NOTE 2. — The causes briefly mentioned in the text maintained the abundance and low price of gold in Japan till the recent opening of the trade. (See Bk. II. ch. 1. note 5.) Edrisi had heard that gold in the isles of Sila (or Japan) was so abundant that dog-collars were made of it.

NOTE 3. — This was doubtless an old “yarn,” repeated from generation to generation. We find in a Chinese work quoted by Amyot: “The palace of the king (of Japan) is remarkable for its singular construction. It is a vast edifice, of extraordinary height; it has nine stories, and presents on all sides an exterior shining with the purest gold.” (Mém. conc. les Chinois, XIV. 55.) See also a like story in Kaempfer. (H. du Japon, I. 139.)

Illustration: Ancient Japanese Archer. (From a Native Drawing.)

NOTE 4. — Kaempfer speaks of pearls being found in considerable numbers, chiefly about Satsuma, and in the Gulf of Omura, in Kiusiu. From what Alcock says they do not seem now to be abundant. (Ib. I. 95; Alcock, I. 200.) No precious stones are mentioned by Kaempfer.

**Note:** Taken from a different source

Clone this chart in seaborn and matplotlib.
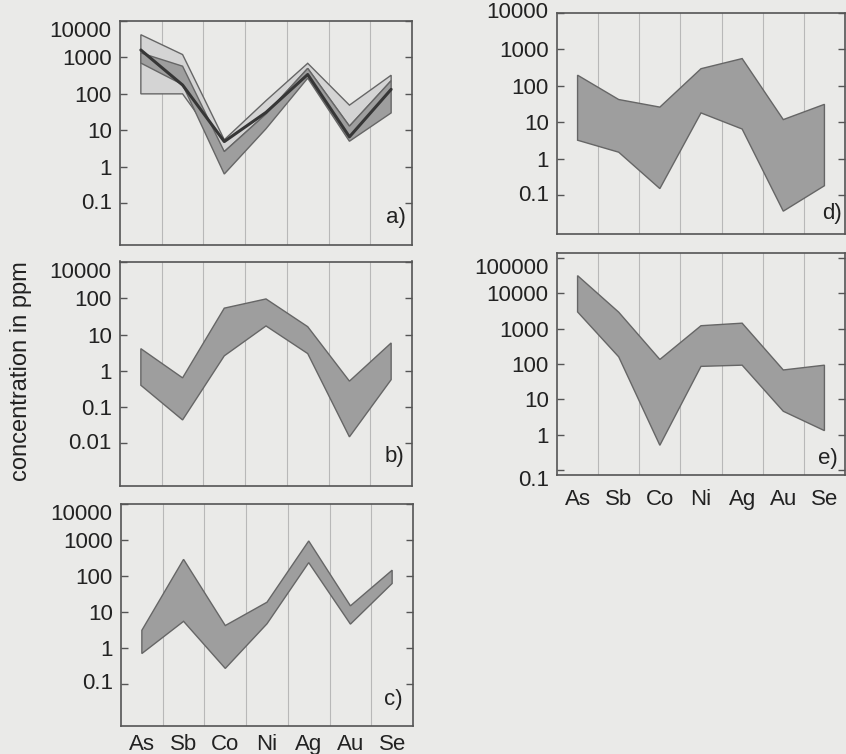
import numpy as np
import pandas as pd
import matplotlib
matplotlib.use("Agg")
import matplotlib.pyplot as plt
import seaborn as sns
from matplotlib.ticker import NullLocator

# ---------------------------------------------------------------- data
elements = ["As", "Sb", "Co", "Ni", "Ag", "Au", "Se"]

# panel a: wide range (light), narrower range (medium) and a typical profile
a_light_hi = [4200, 1200, 5.5, 65, 690, 49, 325]
a_light_lo = [100, 100, 2.6, 28, 500, 13, 230]
a_mid_hi = [1330, 575, 2.6, 28, 500, 13, 230]
a_mid_lo = [700, 180, 0.63, 11, 270, 5.0, 30]
a_line = [1600, 175, 4.9, 31, 340, 6.6, 133]

b_hi = [4.1, 0.64, 54, 97, 16.6, 0.52, 5.9]
b_lo = [0.40, 0.044, 2.6, 17.4, 3.0, 0.015, 0.57]

c_hi = [3.1, 290, 4.2, 18.7, 940, 14.8, 145]
c_lo = [0.70, 5.5, 0.27, 4.7, 235, 4.6, 62]

d_hi = [196, 42, 26, 295, 560, 11.8, 31]
d_lo = [3.2, 1.5, 0.15, 18, 6.5, 0.036, 0.18]

e_hi = [32000, 2950, 135, 1220, 1440, 68, 93]
e_lo = [3000, 160, 0.5, 86, 93, 4.6, 1.3]

ticks_std = [10000, 1000, 100, 10, 1, 0.1]
labels_std = ["10000", "1000", "100", "10", "1", "0.1"]
ticks_b = [1000, 100, 10, 1, 0.1, 0.01]
labels_b = ["10000", "100", "10", "1", "0.1", "0.01"]
ticks_e = [100000, 10000, 1000, 100, 10, 1, 0.1]
labels_e = ["100000", "10000", "1000", "100", "10", "1", "0.1"]

# ---------------------------------------------------------------- style
sns.set_theme(style="ticks")
plt.rcParams["font.family"] = ["Liberation Sans", "DejaVu Sans"]

PAPER = "#eaeae8"
SPINE = "#555555"
GRID = "#b8b8b8"
FILL = "#9e9e9e"
FILL_LIGHT = "#d4d4d4"
EDGE = "#666666"
LINE = "#363636"
TEXT = "#222222"
FS = 16

W, H = 846, 754
fig = plt.figure(figsize=(W / 100, H / 100), dpi=100, facecolor=PAPER)

pos = np.arange(len(elements))


def make_axes(left, right, top, bottom):
    ax = fig.add_axes([left / W, 1 - bottom / H, (right - left) / W, (bottom - top) / H])
    ax.set_facecolor("none")
    return ax


def band(ax, lo, hi, fill, z):
    df = pd.DataFrame({"pos": pos, "lo": lo, "hi": hi})
    xs = list(df["pos"]) + list(df["pos"][::-1])
    ys = list(df["hi"]) + list(df["lo"][::-1])
    ax.fill(xs, ys, facecolor=fill, edgecolor=EDGE, linewidth=1.0, zorder=z)


def style(ax, ylim, ticks, labels, xlabels, letter, letter_xy, top_va="top",
          bottom_va="center", xpad=6):
    ax.set_yscale("log")
    ax.set_xlim(-0.5, 6.5)
    ax.set_ylim(*ylim)
    ax.set_yticks(ticks)
    ax.set_yticklabels(labels)
    ax.yaxis.set_minor_locator(NullLocator())
    ax.set_xticks(pos)
    ax.set_xticklabels(elements if xlabels else [])
    ax.set_xticks(np.arange(0.5, 6.0, 1.0), minor=True)
    ax.grid(axis="x", which="minor", color=GRID, linewidth=0.8, zorder=0)
    ax.grid(axis="x", which="major", visible=False)
    ax.grid(axis="y", visible=False)
    ax.tick_params(axis="y", which="major", direction="in", length=5, width=1,
                   color=SPINE, left=True, right=True, labelsize=FS,
                   labelcolor=TEXT, pad=6)
    ax.tick_params(axis="x", which="both", length=0, labelsize=FS,
                   labelcolor=TEXT, pad=xpad)
    for sp in ax.spines.values():
        sp.set_visible(True)
        sp.set_color(SPINE)
        sp.set_linewidth(1.2)
    majors = ax.yaxis.get_major_ticks()
    majors[0].label1.set_va(top_va)
    majors[-1].label1.set_va(bottom_va)
    ax.set_xlabel("")
    ax.set_ylabel("")
    ax.text(letter_xy[0], letter_xy[1], letter, transform=ax.transAxes,
            ha="right", va="center", fontsize=FS, color=TEXT)


# panel a
ax_a = make_axes(120, 412, 21, 245)
band(ax_a, a_light_lo, a_light_hi, FILL_LIGHT, 2)
band(ax_a, a_mid_lo, a_mid_hi, FILL, 3)
sns.lineplot(x=pos, y=a_line, ax=ax_a, color=LINE, linewidth=2.2, zorder=4)
style(ax_a, (0.0071, 9500), ticks_std, labels_std, False, "a)", (0.98, 0.123))

# panel b
ax_b = make_axes(120, 412, 261.5, 485.5)
band(ax_b, b_lo, b_hi, FILL, 3)
style(ax_b, (0.00068, 1050), ticks_b, labels_b, False, "b)", (0.975, 0.13))

# panel c
ax_c = make_axes(121, 413, 504, 726)
band(ax_c, c_lo, c_hi, FILL, 3)
style(ax_c, (0.0068, 10000), ticks_std, labels_std, True, "c)", (0.965, 0.12),
      xpad=6)

# panel d
ax_d = make_axes(557, 845, 13, 234)
band(ax_d, d_lo, d_hi, FILL, 3)
style(ax_d, (0.0085, 9800), ticks_std, labels_std, False, "d)", (0.99, 0.093),
      top_va="center")

# panel e
ax_e = make_axes(557, 845, 253, 475)
band(ax_e, e_lo, e_hi, FILL, 3)
style(ax_e, (0.072, 140000), ticks_e, labels_e, True, "e)", (0.975, 0.074),
      bottom_va="top", xpad=10)

fig.text(21 / W, 1 - 371 / H, "concentration in ppm", rotation=90,
         ha="center", va="center", fontsize=17, color=TEXT)

fig.savefig("out.png", dpi=100, facecolor=PAPER)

Rose-tinted pearls are frequent among the Scotch pearls, and, according to Mr. King, those of this tint are of late the most highly esteemed in Paris. Such pearls were perhaps also most highly esteemed in old India; for red pearls (Lohitamukti) form one of the seven precious objects which it was incumbent to use in the adornment of Buddhistic reliquaries, and to distribute at the building of a Dagoba. (Nat. Hist. of Prec. Stones, etc., 263; Koeppen, I. 541.)